▶ **Directions for this task**: Leave out the pictures; transcribe all else exactly.
== Source excerpt ==
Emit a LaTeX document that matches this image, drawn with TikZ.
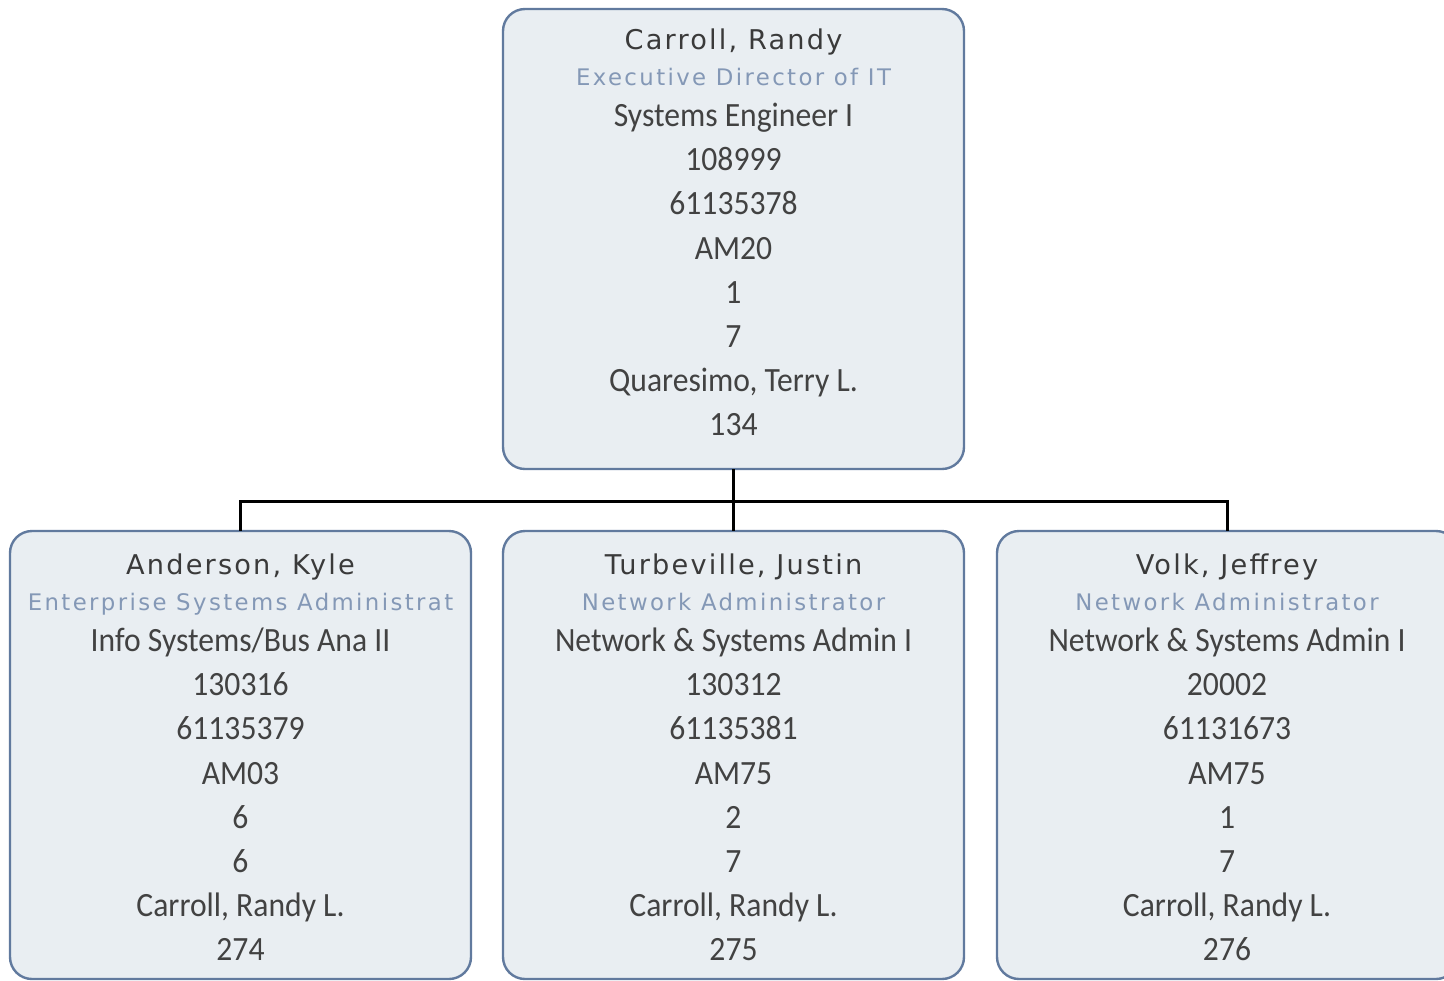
\documentclass[tikz,border=0pt]{standalone}
\usepackage{fontspec}
\setmainfont{Carlito}[FakeStretch=0.93]
\newfontfamily\namefont{DejaVu Sans}[LetterSpace=8]
\newfontfamily\titlefont{DejaVu Sans}[LetterSpace=10.5]
\definecolor{boxfill}{HTML}{E9EEF2}
\definecolor{boxline}{HTML}{617A9E}
\definecolor{namecol}{HTML}{3A3A3A}
\definecolor{titlecol}{HTML}{8498B6}
\definecolor{bodycol}{HTML}{424242}
\tikzset{
  orgbox/.style={draw=boxline, fill=boxfill, line width=1.2pt, rounded corners=11pt,
    rectangle, minimum width=230.5pt, inner sep=0pt, outer sep=0pt},
  nametext/.style={anchor=base, inner sep=0pt, text=namecol, font=\namefont\fontsize{13.6pt}{15pt}\selectfont},
  titletext/.style={anchor=base, inner sep=0pt, text=titlecol, font=\titlefont\fontsize{11.4pt}{13pt}\selectfont},
  bodytext/.style={anchor=base, inner sep=0pt, text=bodycol, font=\fontsize{17pt}{19pt}\selectfont},
  conn/.style={draw=black, line width=1.5pt}
}
\newcommand{\orgtext}[6]{%
  \node[nametext] (#1-name) at (#2,#5) {#3};
  \node[titletext] (#1-title) at (#2,#5+36) {#4};
  \foreach \t [count=\i] in {#6} \node[bodytext] (#1-l\i) at (#2,{#5+77.5+(\i-1)*44.2}) {\t};
}
\begin{document}
\begin{tikzpicture}[x=0.5pt,y=-0.5pt]
\useasboundingbox (0,0) rectangle (1444,980);
\clip (0,0) rectangle (1444,980);
% boxes
\node[orgbox, minimum height=230pt] (carroll) at (733.5,239) {};
\node[orgbox, minimum height=224pt] (anderson) at (240.5,755) {};
\node[orgbox, minimum height=224pt] (turbeville) at (733.5,755) {};
\node[orgbox, minimum height=224pt] (volk) at (1227.5,755) {};
% connectors
\draw[conn] (carroll.south) -- ++(0,32) -| (anderson.north);
\draw[conn] (carroll.south) -- ++(0,32) -| (turbeville.north);
\draw[conn] (carroll.south) -- ++(0,32) -| (volk.north);
% texts
\orgtext{c}{733.5}{Carroll, Randy}{Executive Director of IT}{49}{Systems Engineer I,108999,61135378,AM20,1,7,{Quaresimo, Terry L.},134}
\orgtext{a}{240.5}{Anderson, Kyle}{Enterprise Systems Administrat}{574}{Info Systems/Bus Ana II,130316,61135379,AM03,6,6,{Carroll, Randy L.},274}
\orgtext{t}{733.5}{Turbeville, Justin}{Network Administrator}{574}{Network \& Systems Admin I,130312,61135381,AM75,2,7,{Carroll, Randy L.},275}
\orgtext{v}{1227}{Volk, Jeffrey}{Network Administrator}{574}{Network \& Systems Admin I,20002,61131673,AM75,1,7,{Carroll, Randy L.},276}
\end{tikzpicture}
\end{document}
===
▶ **Exercise output**:
Emit a LaTeX document that matches this image, drawn with TikZ.
\documentclass[tikz,border=0pt]{standalone}
\usepackage{fontspec}
\setmainfont{Carlito}[FakeStretch=0.93]
\newfontfamily\namefont{DejaVu Sans}[LetterSpace=8]
\newfontfamily\titlefont{DejaVu Sans}[LetterSpace=10.5]
\definecolor{boxfill}{HTML}{E9EEF2}
\definecolor{boxline}{HTML}{617A9E}
\definecolor{namecol}{HTML}{3A3A3A}
\definecolor{titlecol}{HTML}{8498B6}
\definecolor{bodycol}{HTML}{424242}
\tikzset{
  orgbox/.style={draw=boxline, fill=boxfill, line width=1.2pt, rounded corners=11pt,
    rectangle, minimum width=230.5pt, inner sep=0pt, outer sep=0pt},
  nametext/.style={anchor=base, inner sep=0pt, text=namecol, font=\namefont\fontsize{13.6pt}{15pt}\selectfont},
  titletext/.style={anchor=base, inner sep=0pt, text=titlecol, font=\titlefont\fontsize{11.4pt}{13pt}\selectfont},
  bodytext/.style={anchor=base, inner sep=0pt, text=bodycol, font=\fontsize{17pt}{19pt}\selectfont},
  conn/.style={draw=black, line width=1.5pt}
}
\newcommand{\orgtext}[6]{%
  \node[nametext] (#1-name) at (#2,#5) {#3};
  \node[titletext] (#1-title) at (#2,#5+36) {#4};
  \foreach \t [count=\i] in {#6} \node[bodytext] (#1-l\i) at (#2,{#5+77.5+(\i-1)*44.2}) {\t};
}
\begin{document}
\begin{tikzpicture}[x=0.5pt,y=-0.5pt]
\useasboundingbox (0,0) rectangle (1444,980);
\clip (0,0) rectangle (1444,980);
% boxes
\node[orgbox, minimum height=230pt] (carroll) at (733.5,239) {};
\node[orgbox, minimum height=224pt] (anderson) at (240.5,755) {};
\node[orgbox, minimum height=224pt] (turbeville) at (733.5,755) {};
\node[orgbox, minimum height=224pt] (volk) at (1227.5,755) {};
% connectors
\draw[conn] (carroll.south) -- ++(0,32) -| (anderson.north);
\draw[conn] (carroll.south) -- ++(0,32) -| (turbeville.north);
\draw[conn] (carroll.south) -- ++(0,32) -| (volk.north);
% texts
\orgtext{c}{733.5}{Carroll, Randy}{Executive Director of IT}{49}{Systems Engineer I,108999,61135378,AM20,1,7,{Quaresimo, Terry L.},134}
\orgtext{a}{240.5}{Anderson, Kyle}{Enterprise Systems Administrat}{574}{Info Systems/Bus Ana II,130316,61135379,AM03,6,6,{Carroll, Randy L.},274}
\orgtext{t}{733.5}{Turbeville, Justin}{Network Administrator}{574}{Network \& Systems Admin I,130312,61135381,AM75,2,7,{Carroll, Randy L.},275}
\orgtext{v}{1227}{Volk, Jeffrey}{Network Administrator}{574}{Network \& Systems Admin I,20002,61131673,AM75,1,7,{Carroll, Randy L.},276}
\end{tikzpicture}
\end{document}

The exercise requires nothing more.